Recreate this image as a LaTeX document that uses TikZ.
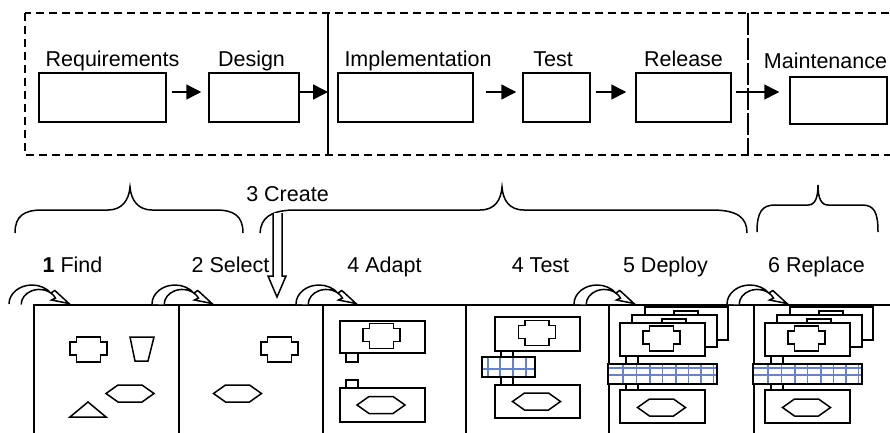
\documentclass[tikz,border=0pt]{standalone}
\usepackage{fontspec}
\setmainfont{Liberation Sans}
\usetikzlibrary{arrows.meta,calc}
\definecolor{gridblue}{RGB}{100,130,205}
\begin{document}
\begin{tikzpicture}[x=1pt,y=-1pt,
  box/.style={draw, line width=1.5pt, inner sep=0pt, fill=white},
  panel/.style={draw, line width=1.9pt, inner sep=0pt, anchor=north west, minimum height=140pt},
  lbl/.style={font=\fontsize{21.5}{25}\selectfont, inner sep=0pt, anchor=base},
  arr/.style={line width=1.5pt, -{Triangle[length=15pt,width=15pt]}},
  ln/.style={line width=1.5pt},
  shp/.style={line width=1.5pt, fill=white},
  dashedframe/.style={line width=1.4pt, dash pattern=on 8pt off 5pt},
  gridline/.style={gridblue, line width=1.2pt}]
\clip (0,0) rectangle (890,432);

% ---------- top row ----------
\draw[dashedframe] (25,13) rectangle (900,155);
\coordinate (s1top) at (328,13);
\coordinate (s1bot) at (328,155);
\draw[line width=1.8pt] (s1top) -- (s1bot);
\coordinate (s2top) at (748,13);
\coordinate (s2bot) at (748,155);
\draw[line width=1.6pt, dash pattern=on 22pt off 3pt] (s2top) -- (s2bot);

\node[box, minimum width=127pt, minimum height=49pt] (req) at (102.5,97.5) {};
\node[box, minimum width=90pt, minimum height=49pt] (des) at (254,97.5) {};
\node[box, minimum width=135pt, minimum height=49pt] (impl) at (405.5,97.5) {};
\node[box, minimum width=67pt, minimum height=49pt] (test) at (556.5,97.5) {};
\node[box, minimum width=95pt, minimum height=49pt] (rel) at (683.5,97.5) {};
\node[box, minimum width=97pt, minimum height=47pt] (maint) at (838.5,100.5) {};

\node[lbl] (lreq) at (112.5,66) {Requirements};
\node[lbl] (ldes) at (251.5,66) {Design};
\node[lbl] (limpl) at (418,66) {Implementation};
\node[lbl] (ltest) at (553,66) {Test};
\node[lbl] (lrel) at (683.5,66) {Release};
\node[lbl] (lmaint) at (825.5,68) {Maintenance};

\coordinate (sep1) at (328,92);
\draw[arr] ($(req.east)+(5,-5.5)$) -- ($(des.west)+(-7,-5.5)$);
\draw[arr] ($(des.east)+(-2,-5.5)$) -- (sep1);
\draw[arr] ($(impl.east)+(12,-5.5)$) -- ($(test.west)+(-6,-5.5)$);
\draw[arr] ($(test.east)+(5,-5.5)$) -- ($(rel.west)+(-9,-5.5)$);
\draw[arr] ($(rel.east)+(4,-5.5)$) -- ($(maint.west)+(-10,-8.5)$);

% ---------- braces ----------
\draw[ln] (15,233) .. controls (15,216) and (24,210) .. (42,210) -- (108,210)
  .. controls (122,210) and (129,200) .. (130,187)
  .. controls (131,200) and (138,210) .. (152,210) -- (216,210)
  .. controls (234,210) and (243,216) .. (243,233);
\draw[ln] (260,233) .. controls (261,218) and (270,211) .. (292,210) -- (480,210)
  .. controls (495,210) and (501,200) .. (502,187)
  .. controls (503,200) and (509,210) .. (524,210) -- (712,210)
  .. controls (738,210) and (747,218) .. (747,233);
\draw[ln] (757,232) .. controls (757,212) and (762,205) .. (775,205) -- (808,205)
  .. controls (815,205) and (818,198) .. (818,185)
  .. controls (818,198) and (821,205) .. (828,205) -- (862,205)
  .. controls (874,205) and (878,212) .. (878,232);

\node[lbl] (lcreate) at (287.5,201) {3 Create};
\node[lbl] (lfind) at (72.5,272) {\textbf{1} Find};
\node[lbl] (lselect) at (230.5,272) {2 Select};
\node[lbl] (ladapt) at (384.5,272) {4 Adapt};
\node[lbl] (ltest2) at (540.5,272) {4 Test};
\node[lbl] (ldeploy) at (665.5,272) {5 Deploy};
\node[lbl] (lreplace) at (816.5,272) {6 Replace};

% hollow down arrow
\draw[ln, fill=white] (273,213) -- (273,276) -- (268,276) -- (277,297) -- (286,276) -- (282,276) -- (282,213);

% ---------- panels ----------
\node[panel, minimum width=145pt] (p1) at (33,304) {};
\node[panel, minimum width=144pt] (p2) at (178,304) {};
\node[panel, minimum width=143pt] (p3) at (322,304) {};
\node[panel, minimum width=143pt] (p4) at (465,304) {};
\node[panel, minimum width=145pt] (p5) at (608,304) {};
\node[panel, minimum width=160pt] (p6) at (753,304) {};

% curved arrows
\newcommand\curvarr[1]{%
  \draw[ln, fill=white] (#1,304) arc[start angle=180, end angle=325, x radius=23, y radius=19]
    -- ++(4,-2.6) -- (#1+60,303.5) -- (#1+42.5,300) -- (#1+46.5,298.1)
    arc[start angle=335, end angle=180, x radius=18, y radius=15];}
\curvarr{9}
\curvarr{152}
\curvarr{296}
\curvarr{574}
\curvarr{727}

% shapes
\newcommand\crossat[2]{%
  \draw[shp, shift={(#1,#2)}] (-12,-12.5) -- (12,-12.5) -- (12,-7.5) -- (18.5,-7.5) -- (18.5,5.5)
    -- (12,5.5) -- (12,12.5) -- (-12,12.5) -- (-12,5.5) -- (-18.5,5.5) -- (-18.5,-7.5) -- (-12,-7.5) -- cycle;}
\newcommand\hexat[2]{%
  \draw[shp, shift={(#1,#2)}] (-24,0) -- (-12,-8.5) -- (12,-8.5) -- (24,0) -- (12,8.5) -- (-12,8.5) -- cycle;}

% panel 1
\crossat{88.5}{349.5}
\draw[shp] (130,337) -- (154,337) -- (148,361) -- (135,361) -- cycle;
\hexat{130}{393.5}
\draw[shp] (70,417) -- (106,417) -- (88,402) -- cycle;

% panel 2
\crossat{279.5}{349.5}
\hexat{237.5}{393.5}

% panel 3
\draw[shp] (340,321) rectangle (425,353);
\crossat{381.5}{336}
\draw[shp] (346,353) rectangle (358,362);
\draw[shp] (346,380) rectangle (358,388);
\draw[shp] (340,388) rectangle (425,422);
\hexat{381}{405}

% panel 4
\draw[shp] (495,317) rectangle (580,351);
\crossat{537}{333}
\draw[ln] (501,351) -- (501,357) (513,351) -- (513,357) (501,377) -- (501,385) (513,377) -- (513,385);
\fill[white] (482,357) rectangle (535,377);
\foreach \gx in {488,500,513,526} \draw[gridline] (\gx,357) -- (\gx,377);
\draw[gridline] (482,369) -- (535,369);
\draw[ln] (482,357) rectangle (535,377);
\draw[shp] (495,385) rectangle (580,418);
\hexat{536.5}{401.5}

% panels 5 and 6
\foreach \dx in {0,145} {
  \begin{scope}[xshift=\dx pt]
    \draw[shp] (645,307) rectangle (728,340);
    \draw[shp] (632,315) rectangle (717,347);
    \draw[shp] (674,311) rectangle (698,315);
    \draw[shp] (620,323) rectangle (705,356);
    \draw[shp] (662,319) rectangle (686,323);
    \crossat{661.5}{338.5}
    \draw[ln] (626,356) -- (626,364) (638,356) -- (638,364) (626,384) -- (626,390) (638,384) -- (638,390);
    \fill[white] (608,364) rectangle (717,384);
    \foreach \gx in {623,636.5,650,662.5,676,688.5,701,713.5} \draw[gridline] (\gx,364) -- (\gx,384);
    \draw[gridline] (608,368) -- (717,368);
    \draw[gridline] (608,375) -- (717,375);
    \draw[ln] (608,364) rectangle (717,384);
    \draw[shp] (620,390) rectangle (705,423);
    \hexat{661.5}{407.5}
  \end{scope}
}
\end{tikzpicture}
\end{document}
________________
Set task: Skip every picture and return the lines above from the top through the one that contains "($(rel.east)+(4,-5.5)$) -- ($(maint.west)+(-10,-8.5)$);".

Solution for this exercise:
Recreate this image as a LaTeX document that uses TikZ.
\documentclass[tikz,border=0pt]{standalone}
\usepackage{fontspec}
\setmainfont{Liberation Sans}
\usetikzlibrary{arrows.meta,calc}
\definecolor{gridblue}{RGB}{100,130,205}
\begin{document}
\begin{tikzpicture}[x=1pt,y=-1pt,
  box/.style={draw, line width=1.5pt, inner sep=0pt, fill=white},
  panel/.style={draw, line width=1.9pt, inner sep=0pt, anchor=north west, minimum height=140pt},
  lbl/.style={font=\fontsize{21.5}{25}\selectfont, inner sep=0pt, anchor=base},
  arr/.style={line width=1.5pt, -{Triangle[length=15pt,width=15pt]}},
  ln/.style={line width=1.5pt},
  shp/.style={line width=1.5pt, fill=white},
  dashedframe/.style={line width=1.4pt, dash pattern=on 8pt off 5pt},
  gridline/.style={gridblue, line width=1.2pt}]
\clip (0,0) rectangle (890,432);

% ---------- top row ----------
\draw[dashedframe] (25,13) rectangle (900,155);
\coordinate (s1top) at (328,13);
\coordinate (s1bot) at (328,155);
\draw[line width=1.8pt] (s1top) -- (s1bot);
\coordinate (s2top) at (748,13);
\coordinate (s2bot) at (748,155);
\draw[line width=1.6pt, dash pattern=on 22pt off 3pt] (s2top) -- (s2bot);

\node[box, minimum width=127pt, minimum height=49pt] (req) at (102.5,97.5) {};
\node[box, minimum width=90pt, minimum height=49pt] (des) at (254,97.5) {};
\node[box, minimum width=135pt, minimum height=49pt] (impl) at (405.5,97.5) {};
\node[box, minimum width=67pt, minimum height=49pt] (test) at (556.5,97.5) {};
\node[box, minimum width=95pt, minimum height=49pt] (rel) at (683.5,97.5) {};
\node[box, minimum width=97pt, minimum height=47pt] (maint) at (838.5,100.5) {};

\node[lbl] (lreq) at (112.5,66) {Requirements};
\node[lbl] (ldes) at (251.5,66) {Design};
\node[lbl] (limpl) at (418,66) {Implementation};
\node[lbl] (ltest) at (553,66) {Test};
\node[lbl] (lrel) at (683.5,66) {Release};
\node[lbl] (lmaint) at (825.5,68) {Maintenance};

\coordinate (sep1) at (328,92);
\draw[arr] ($(req.east)+(5,-5.5)$) -- ($(des.west)+(-7,-5.5)$);
\draw[arr] ($(des.east)+(-2,-5.5)$) -- (sep1);
\draw[arr] ($(impl.east)+(12,-5.5)$) -- ($(test.west)+(-6,-5.5)$);
\draw[arr] ($(test.east)+(5,-5.5)$) -- ($(rel.west)+(-9,-5.5)$);
\draw[arr] ($(rel.east)+(4,-5.5)$) -- ($(maint.west)+(-10,-8.5)$);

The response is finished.